Online distribution continued to be in line with the  period a year earlier at 68%, while direct distribution was maintained at 93%. 

Summer 2024 bookings “continue to be promising” and are 8% ahead across all source markets with 32% of the programme sold.

“We have seen stronger demand year-on-year across all our key medium- and short-haul destinations with Spain, Greece and Turkey again proving to be most popular for the summer season,” Tui reported.

“In UK, which has been on sale for the longest period, bookings are up 3%, with 41% of the programme sold.”

Current winter bookings are also 8% up with average selling prices rising by 4% overall with 87% of the season sold.

“Short- and medium haul destinations such as the Canaries, Egypt and Cape Verde proved again to be the most popular destinations for our customers” Tui added. “Key long-haul destinations in the quarter included Mexico, Thailand and the Dominican Republic.”

The group continues to expect annual profits to rise by 25% year-on-year with revenue up by 10% despite geopolitical uncertainties, especially in the Middle East.

Chief executive Sebastian Ebel said: “We remain on course, transforming the group and growing.
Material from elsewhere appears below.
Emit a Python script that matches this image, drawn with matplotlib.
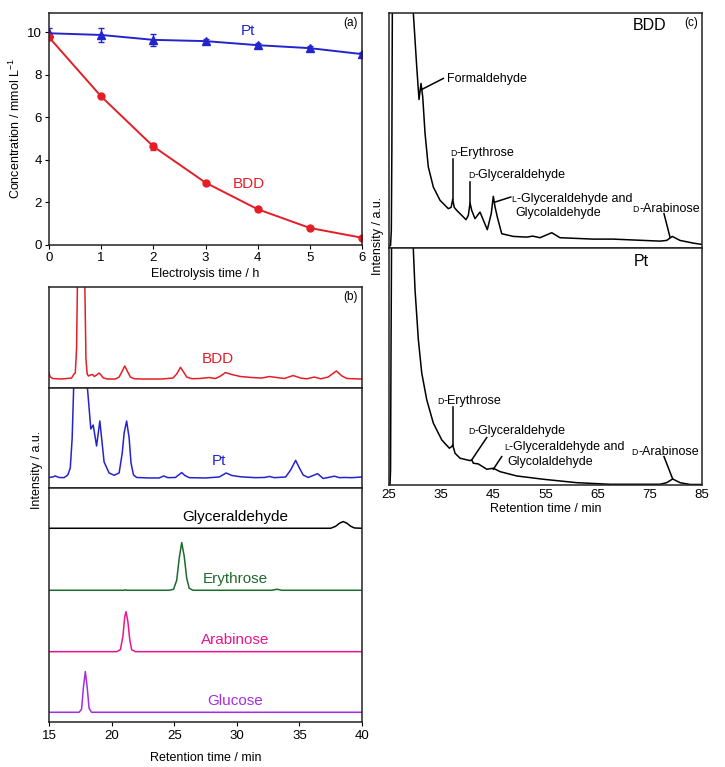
import matplotlib
matplotlib.use("Agg")
import matplotlib.pyplot as plt

plt.rcParams['font.family'] = ['Liberation Sans', 'DejaVu Sans']
plt.rcParams['font.size'] = 9
plt.rcParams['xtick.labelsize'] = 9.5
plt.rcParams['ytick.labelsize'] = 9.5

# (a) concentration vs electrolysis time
time_h = [0, 1, 2, 3, 4, 5, 6]
pt_conc = [9.95, 9.87, 9.64, 9.58, 9.39, 9.25, 8.97]
pt_err = [0.23, 0.31, 0.27, 0.12, 0.08, 0.08, 0.08]
bdd_conc = [9.76, 6.98, 4.63, 2.93, 1.68, 0.80, 0.34]
bdd_err = [0.08, 0.08, 0.15, 0.06, 0.06, 0.06, 0.06]

# (b) chromatograms, retention time (min) and intensity (a.u.)
b_bdd_t = [15.0, 15.1, 15.3, 16.0, 16.8, 17.0, 17.1, 17.2, 17.27, 17.55, 17.86, 17.95,
           18.05, 18.15, 18.3, 18.47, 18.62, 18.8, 19.0, 19.15, 19.35, 19.7, 20.3, 20.6,
           20.85, 21.05, 21.25, 21.5, 21.8, 22.5, 24.0, 24.9, 25.2, 25.5, 25.75, 26.0,
           26.4, 27.0, 27.8, 28.3, 28.7, 29.1, 29.6, 30.3, 31.2, 32.0, 32.6, 33.2, 33.8,
           34.5, 35.1, 35.6, 36.2, 36.7, 37.3, 37.95, 38.4, 38.8, 40.0]
b_bdd_i = [6, 2, 0.5, 0, 1, 5, 6, 30, 95, 200, 95, 20,
           5, 3, 4, 4.5, 2.5, 4, 6, 4, 1, 0, 0, 2,
           8, 13, 8, 2, 0.3, 0, 0, 1, 5, 11.7, 7, 2,
           0.3, 0.5, 1.5, 0.5, 3, 6.5, 4.5, 2.5, 1.5, 1, 2.5, 1.5, 0.5,
           3.5, 1, 0.2, 2, 0.2, 2, 8, 3, 0.5, 0]

b_pt_t = [15.0, 15.3, 15.5, 15.8, 16.2, 16.5, 16.7, 16.85, 16.98, 17.3, 17.8, 18.07,
          18.34, 18.53, 18.8, 19.06, 19.4, 19.8, 20.2, 20.6, 20.85, 21.0, 21.2, 21.4,
          21.55, 21.75, 22.0, 23.0, 23.8, 24.16, 24.5, 25.1, 25.4, 25.6, 25.85, 26.2,
          27.5, 28.6, 29.15, 29.6, 30.3, 31.5, 32.2, 32.6, 33.0, 33.9, 34.3, 34.7,
          35.0, 35.3, 35.7, 36.1, 36.45, 36.9, 37.3, 37.8, 38.2, 38.6, 39.2, 40.0]
b_pt_i = [0.5, 1, 2, 0.5, 0.3, 3, 10, 40, 95, 150, 120, 90,
          49, 53, 32, 57, 16, 5, 2.7, 5, 25, 45, 57, 40,
          15, 3, 0.5, 0, 0, 2, 0.3, 0.5, 3.5, 5.4, 2.5, 0.3,
          0, 1, 5, 2.5, 1.2, 0.3, 0.5, 1.5, 0.3, 1, 8, 17.6,
          10, 3, 0.5, 2.5, 4.3, -0.5, 0.5, 1.8, 0.3, 0.5, 0.3, 1]

gly_t = [15.0, 37.5, 37.9, 38.2, 38.5, 38.8, 39.1, 39.4, 40.0]
gly_i = [0, 0, 2, 5, 6.7, 5, 2, 0.3, 0]
ery_t = [15.0, 21.0, 21.1, 21.2, 24.6, 24.95, 25.2, 25.4, 25.6, 25.8, 26.0, 26.2, 26.5,
         32.8, 33.2, 33.6, 40.0]
ery_i = [0, 0, 0.5, 0, 0, 1, 10, 32, 47.7, 34, 12, 2, 0, 0, 1, 0, 0]
ara_t = [15.0, 20.4, 20.7, 20.9, 21.05, 21.15, 21.3, 21.45, 21.6, 21.9, 40.0]
ara_i = [0, 0, 2, 15, 35, 40, 30, 12, 2, 0, 0]
glu_t = [15.0, 17.4, 17.6, 17.75, 17.9, 18.05, 18.2, 18.4, 40.0]
glu_i = [0, 0, 3, 25, 40.7, 25, 4, 0, 0]

# (c) long chromatograms
c_bdd_t = [25.0, 25.29, 25.44, 25.54, 25.63, 26.0, 29.3, 29.66, 30.31, 30.75, 31.13, 31.46,
           31.9, 32.53, 33.49, 34.78, 36.37, 36.9, 37.21, 37.5, 37.98, 39.76, 40.2, 40.53,
           40.85, 41.48, 42.44, 43.84, 44.6, 44.99, 45.3, 45.76, 46.6, 48.83, 51.39,
           52.54, 53.94, 56.19, 57.78, 64.1, 67.94, 76.95, 78.23, 79.3, 80.78, 83.33, 85.0]
c_bdd_i = [2, 3, 18, 98, 235, 300, 300, 234.7, 181.3, 148.7, 164.7, 151.3,
           115, 81.3, 61.3, 48, 39.7, 41, 49, 41, 38, 28.7, 33, 45.3,
           38, 29.7, 36.3, 18.7, 35, 52, 42, 31.3, 14.7, 12, 11.3,
           12.3, 10.7, 15.7, 10.7, 9.3, 9.3, 7.3, 8, 12, 8, 5.3, 4]

c_pt_t = [25.0, 25.19, 25.29, 25.38, 25.48, 26.0, 29.3, 29.66, 29.98, 30.62, 31.27, 32.23,
          33.49, 35.1, 36.56, 37.02, 37.21, 37.65, 38.61, 40.53, 40.85, 41.16, 42.12,
          43.73, 44.99, 46.28, 49.48, 54.58, 60.98, 67.36, 76.95, 78.23, 79.38, 80.78,
          82.7, 85.0]
c_pt_i = [0, 1, 15, 135, 236, 300, 300, 235, 195, 145, 111.7, 85,
          61.7, 45, 36.7, 38.3, 40, 31.7, 26.7, 24.3, 25, 21.7, 21,
          15.7, 16.7, 13.3, 9, 5.7, 2.3, 0.7, 0.7, 2.3, 6, 2.3,
          0.5, 0.5]

red = '#e41e26'
blue = '#2424cc'

fig = plt.figure(figsize=(7.25, 7.67), dpi=100)


def frame(ax):
    for s in ax.spines.values():
        s.set_linewidth(1.1)
        s.set_color('#222222')


# ---------------- (a)
ax_a = fig.add_axes([0.0676, 0.6806, 0.4317, 0.3024])
ax_a.errorbar(time_h, pt_conc, yerr=pt_err, color=blue, marker='^', ms=5.5,
              lw=1.4, capsize=2, elinewidth=1)
ax_a.errorbar(time_h, bdd_conc, yerr=bdd_err, color=red, marker='o', ms=5,
              lw=1.4, capsize=2, elinewidth=1)
ax_a.set_xlim(0, 6)
ax_a.set_ylim(0, 10.9)
ax_a.set_xticks(range(0, 7))
ax_a.set_yticks(range(0, 11, 2))
ax_a.tick_params(length=3, width=0.8, pad=2)
ax_a.set_xlabel('Electrolysis time / h', labelpad=3)
ax_a.set_ylabel('Concentration / mmol L$^{\\mathregular{-1}}$', labelpad=3)
ax_a.text(3.82, 10.05, 'Pt', color=blue, fontsize=11, ha='center', va='center')
ax_a.text(3.83, 2.85, 'BDD', color=red, fontsize=11, ha='center', va='center')
ax_a.text(0.985, 0.955, '(a)', transform=ax_a.transAxes, ha='right', va='center', fontsize=8.5)
frame(ax_a)

# ---------------- (b)
ax_b1 = fig.add_axes([0.0676, 0.4941, 0.4317, 0.1317])
ax_b2 = fig.add_axes([0.0676, 0.3638, 0.4317, 0.1303])
ax_b3 = fig.add_axes([0.0676, 0.0587, 0.4317, 0.3051])

ax_b1.plot(b_bdd_t, b_bdd_i, color=red, lw=1.1)
ax_b1.set_ylim(-9, 92)
ax_b1.text(28.5, 20, 'BDD', color=red, fontsize=11, ha='center', va='center')
ax_b1.text(0.985, 0.9, '(b)', transform=ax_b1.transAxes, ha='right', va='center', fontsize=8.5)

ax_b2.plot(b_pt_t, b_pt_i, color=blue, lw=1.1)
ax_b2.set_ylim(-10, 90)
ax_b2.text(28.6, 17, 'Pt', color=blue, fontsize=11, ha='center', va='center')

standards = [('Glyceraldehyde', gly_t, gly_i, 'black', 193.7),
             ('Erythrose', ery_t, ery_i, '#1d6b2c', 131.7),
             ('Arabinose', ara_t, ara_i, '#e8168c', 70.3),
             ('Glucose', glu_t, glu_i, '#a52ce0', 9.7)]
for name, t, i, col, off in standards:
    ax_b3.plot(t, [v + off for v in i], color=col, lw=1.1)
    ax_b3.text(29.9, off + 11.5, name, color=col, fontsize=11, ha='center', va='center')
ax_b3.set_ylim(0, 234)

for ax in (ax_b1, ax_b2, ax_b3):
    ax.set_xlim(15, 40)
    ax.set_yticks([])
    frame(ax)
for ax in (ax_b1, ax_b2):
    ax.set_xticks([])
ax_b3.set_xticks(range(15, 41, 5))
ax_b3.tick_params(length=3, width=0.8, pad=3)
ax_b3.set_xlabel('Retention time / min', labelpad=7)
fig.text(0.051, 0.387, 'Intensity / a.u.', rotation=90, ha='center', va='center')

# ---------------- (c)
ax_c1 = fig.add_axes([0.5366, 0.6761, 0.4317, 0.3069])
ax_c2 = fig.add_axes([0.5366, 0.3677, 0.4317, 0.3084])

ax_c1.plot(c_bdd_t, c_bdd_i, color='black', lw=1.1)
ax_c1.set_ylim(0, 235)
ax_c2.plot(c_pt_t, c_pt_i, color='black', lw=1.1)
ax_c2.set_ylim(0, 236)

for ax in (ax_c1, ax_c2):
    ax.set_xlim(25, 85)
    ax.set_yticks([])
    frame(ax)
ax_c1.set_xticks([])
ax_c2.set_xticks(range(25, 86, 10))
ax_c2.tick_params(length=0, pad=3)
ax_c2.set_xlabel('Retention time / min', labelpad=1)
fig.text(0.5214, 0.693, 'Intensity / a.u.', rotation=90, ha='center', va='center')

ax_c1.text(74.9, 223, 'BDD', fontsize=11.5, ha='center', va='center')
ax_c1.text(83.0, 224.7, '(c)', fontsize=8.5, ha='center', va='center')
ax_c2.text(73.3, 223.3, 'Pt', fontsize=11.5, ha='center', va='center')


def label(ax, x, y, prefix, rest):
    # small-caps D / L prefix followed by the name
    if prefix:
        ax.text(x, y, prefix, fontsize=6.3, ha='left', va='baseline')
        gap = 4.7 if prefix == 'D' else 3.7
        ax.annotate(rest, (x, y), xytext=(gap, 0), textcoords='offset points',
                    ha='left', va='baseline', fontsize=9)
    else:
        ax.text(x, y, rest, fontsize=9, ha='left', va='baseline')


def leader(ax, x0, y0, x1, y1):
    ax.plot([x0, x1], [y0, y1], color='black', lw=1.1)


# BDD annotations
leader(ax_c1, 31.27, 158.7, 35.41, 169.7)
label(ax_c1, 36.06, 166.5, '', 'Formaldehyde')
leader(ax_c1, 37.21, 89.7, 37.21, 49)
label(ax_c1, 36.69, 92.5, 'D', '-Erythrose')
leader(ax_c1, 40.53, 66.3, 40.53, 45.3)
label(ax_c1, 40.2, 70.5, 'D', '-Glyceraldehyde')
leader(ax_c1, 45.32, 46.3, 48.33, 51.3)
label(ax_c1, 48.52, 46.5, 'L', '-Glyceraldehyde and')
label(ax_c1, 49.15, 32.5, '', 'Glycolaldehyde')
leader(ax_c1, 77.71, 34.7, 78.86, 11.3)
label(ax_c1, 71.71, 36, 'D', '-Arabinose')

# Pt annotations
leader(ax_c2, 37.21, 77.3, 37.21, 40)
label(ax_c2, 34.26, 80.5, 'D', '-Erythrose')
leader(ax_c2, 43.73, 47.3, 40.85, 25)
label(ax_c2, 40.2, 51, 'D', '-Glyceraldehyde')
leader(ax_c2, 46.6, 28.3, 44.99, 15.7)
label(ax_c2, 47.04, 34.5, 'L', '-Glyceraldehyde and')
label(ax_c2, 47.68, 19.5, '', 'Glycolaldehyde')
leader(ax_c2, 77.71, 28.3, 79.38, 6)
label(ax_c2, 71.52, 29.5, 'D', '-Arabinose')

plt.savefig('out.png', dpi=100)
The measures we have introduced are taking effect. We are accelerating our transformation quarter by quarter. 

“Operational excellence, agile and flexible actioning and the consistent implementation of our programmes are important. 

“In addition, people’s willingness to travel is still high, despite a market environment that remains challenging. 

“We are thus creating the basis for Tui’s future profitable growth. And it confirms our expectations for the year as a whole. We want to increase revenue by at least 10% and operating earnings by at least 25%.”

Meanwhile, shareholders will decide whether to discontinue a dual listing on both the Frankfurt and London stock exchanges as part of today’s annual general meeting in Hanover. More than three quarters of the group’s share transactions take place on the German financial market.

“The termination of the listing in London would offer understandable advantages for investors and the company,” Tui said as it recommended approval of the switch, which requires a majority 75% vote.